The design implications of FILE_SKIP_COMPLETION_PORT_ON_SUCCESS and the Vista overlapped I/O change, reprise

Back in April I was talking about how the fact that 6.2 allowed you to enable FILE_SKIP_COMPLETION_PORT_ON_SUCCESS meant that some server designs might start to experience recursion that they previously didn’t experience. During the testing for the imminent release of 6.3 I managed to hit on just the right combination of build machine, load and test server to actually produce this under test. As I mentioned back in April, this is only a problem (in 6.2) for servers that do all of their work on their I/O threads (an unusual design amongst my clients). Anyway, with a test client that just pumps new data at the server at a rate that’s not related to the rate the server is processing the data and a server that does all of its work on its I/O threads you can suffer from stack overflows due to the recursive completion calls.

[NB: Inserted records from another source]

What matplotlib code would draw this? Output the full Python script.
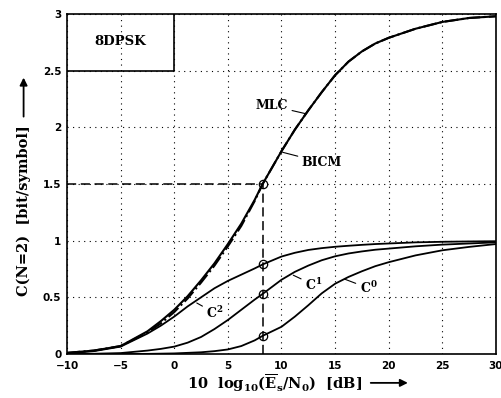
import matplotlib
matplotlib.use("Agg")
import matplotlib.pyplot as plt
from matplotlib.patches import FancyArrowPatch

plt.rcParams['mathtext.fontset'] = 'custom'
plt.rcParams['mathtext.rm'] = 'DejaVu Serif:bold'
plt.rcParams['mathtext.it'] = 'DejaVu Serif:italic:bold'
plt.rcParams['mathtext.bf'] = 'DejaVu Serif:bold'

snr = [-10, -7.5, -5, -2.5, -1.25, 0, 1.25, 2.5, 3.75, 5, 6.25, 7.5, 8.24,
       10, 11.25, 12.5, 13.75, 15, 16.25, 17.5, 18.75, 20, 22.5, 25, 27.5, 30]
mlc = [0.01, 0.03, 0.07, 0.20, 0.29, 0.39, 0.51, 0.65, 0.80, 0.97, 1.15, 1.36, 1.5,
       1.79, 1.98, 2.15, 2.31, 2.46, 2.58, 2.67, 2.74, 2.79, 2.87, 2.93, 2.965, 2.98]
bicm = [0.01, 0.03, 0.07, 0.19, 0.27, 0.37, 0.49, 0.63, 0.78, 0.95, 1.13, 1.35, 1.5,
        1.79, 1.98, 2.15, 2.31, 2.46, 2.58, 2.67, 2.74, 2.79, 2.87, 2.93, 2.965, 2.98]
c2 = [0.005, 0.025, 0.065, 0.18, 0.25, 0.33, 0.42, 0.50, 0.58, 0.645, 0.70, 0.755, 0.79,
      0.86, 0.893, 0.918, 0.934, 0.946, 0.955, 0.963, 0.97, 0.975, 0.985, 0.99, 0.993, 0.995]
c1 = [0.0, 0.002, 0.008, 0.03, 0.045, 0.065, 0.10, 0.15, 0.22, 0.30, 0.39, 0.48, 0.53,
      0.655, 0.725, 0.78, 0.827, 0.862, 0.887, 0.905, 0.92, 0.93, 0.95, 0.965, 0.975, 0.985]
c0 = [0.0, 0.0, 0.0, 0.001, 0.003, 0.005, 0.01, 0.015, 0.025, 0.04, 0.07, 0.12, 0.16,
      0.24, 0.33, 0.43, 0.535, 0.62, 0.68, 0.73, 0.775, 0.81, 0.87, 0.915, 0.945, 0.97]

op_snr = 8.24
op_pts = [1.5, 0.79, 0.53, 0.16]

fig = plt.figure(figsize=(5.02, 3.98), dpi=100)
ax = fig.add_axes([0.1335, 0.1106, 0.8545, 0.8542])

ax.plot(snr, mlc, color='black', lw=1.5)
ax.plot(snr, bicm, color='black', lw=1.5, ls='-.')
ax.plot(snr, c2, color='black', lw=1.3)
ax.plot(snr, c1, color='black', lw=1.3)
ax.plot(snr, c0, color='black', lw=1.3)

# operating point
ax.plot([-10, op_snr], [1.5, 1.5], color='black', lw=1.1, ls=(0, (6, 3)))
ax.plot([op_snr, op_snr], [0, 1.5], color='black', lw=1.1, ls=(0, (6, 3)))
ax.plot([op_snr] * len(op_pts), op_pts, 'o', mfc='none', mec='black', ms=6, mew=0.9)

# label box
ax.plot([-10, 0, 0], [2.5, 2.5, 3], color='black', lw=1.2)
ax.text(-5, 2.76, '8DPSK', ha='center', va='center', fontsize=9.5,
        family='DejaVu Serif', fontweight='bold')

ax.set_xlim(-10, 30)
ax.set_ylim(0, 3)
ax.set_xticks(range(-10, 31, 5))
ax.set_yticks([0, 0.5, 1, 1.5, 2, 2.5, 3])
ax.set_yticklabels(['0', '0.5', '1', '1.5', '2', '2.5', '3'])
ax.grid(True, color='black', ls=(0, (1, 4)), lw=0.8)
ax.tick_params(length=0, labelsize=7.5)
ax.tick_params(axis='x', pad=5)
ax.tick_params(axis='y', pad=4)
for lab in ax.get_xticklabels() + ax.get_yticklabels():
    lab.set_fontweight('bold')
for s in ax.spines.values():
    s.set_linewidth(1.2)

lbl = dict(fontsize=9, family='DejaVu Serif', fontweight='bold')
line = dict(arrowstyle='-', lw=0.8, shrinkA=1, shrinkB=0)
ax.annotate('MLC', xy=(12.27, 2.12), xytext=(10.6, 2.19), ha='right', va='center',
            arrowprops=line, **lbl)
ax.annotate('BICM', xy=(10.1, 1.78), xytext=(11.9, 1.69), ha='left', va='center',
            arrowprops=line, **lbl)
ax.annotate('C$^{2}$', xy=(2.1, 0.45), xytext=(3.0, 0.36), ha='left', va='center',
            arrowprops=line, **lbl)
ax.annotate('C$^{1}$', xy=(11.1, 0.695), xytext=(12.2, 0.61), ha='left', va='center',
            arrowprops=line, **lbl)
ax.annotate('C$^{0}$', xy=(15.9, 0.66), xytext=(17.3, 0.58), ha='left', va='center',
            arrowprops=line, **lbl)

fig.text(0.547, 0.038, r'10  log$_{10}$($\overline{\mathrm{E}}_{\mathrm{s}}$/N$_0$)  [dB]',
         ha='center', va='center', fontsize=10.5, family='DejaVu Serif', fontweight='bold')
fig.text(0.047, 0.47, 'C(N=2)  [bit/symbol]', ha='center', va='center', rotation=90,
         fontsize=10.5, family='DejaVu Serif', fontweight='bold')
fig.add_artist(FancyArrowPatch((0.733, 0.038), (0.818, 0.038), transform=fig.transFigure,
                               arrowstyle='-|>', mutation_scale=11, lw=1.3, color='black'))
fig.add_artist(FancyArrowPatch((0.047, 0.70), (0.047, 0.812), transform=fig.transFigure,
                               arrowstyle='-|>', mutation_scale=11, lw=1.3, color='black'))

fig.savefig('out.png', dpi=100)
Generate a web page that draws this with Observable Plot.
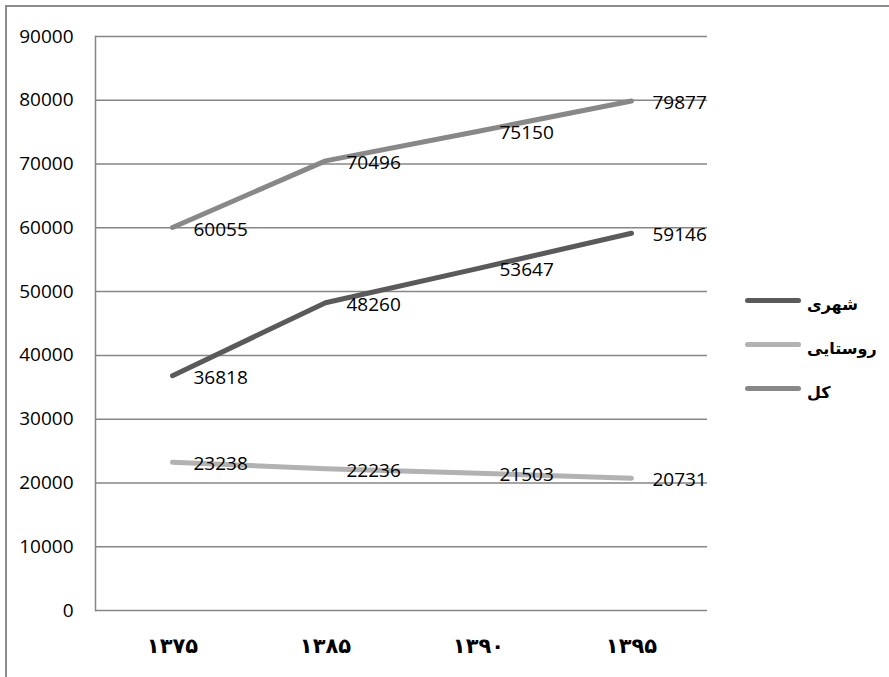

To prevent this I’ve added a recursion monitor to the I/O operation issuing code and if a configurable number of recursive completions occur we can break the recursion by pushing the next I/O request through the IOCP even if it wouldn’t normally need to be marshalled. I also now have unit tests that can reproduce this situation on demand, something that I should really have put together for 6.2.

In 6.3, with the new options which remove the I/O operation marshalling that I was talking about back in April this recursion limiter is even more valuable as the number of server designs that could be affected by the previously unbounded recursion is greatly increased.

The recursion limiter is currently configured at compile time and, by default, allows 10 recursive calls before breaking the cycle.

This change will be present in 6.3 which will be released shortly.

Updated: 04/04/2013 - In 6.6 we do this properly and queue the operations so that they are processed in a manner which does not result in recursion rather than allow limited recursion.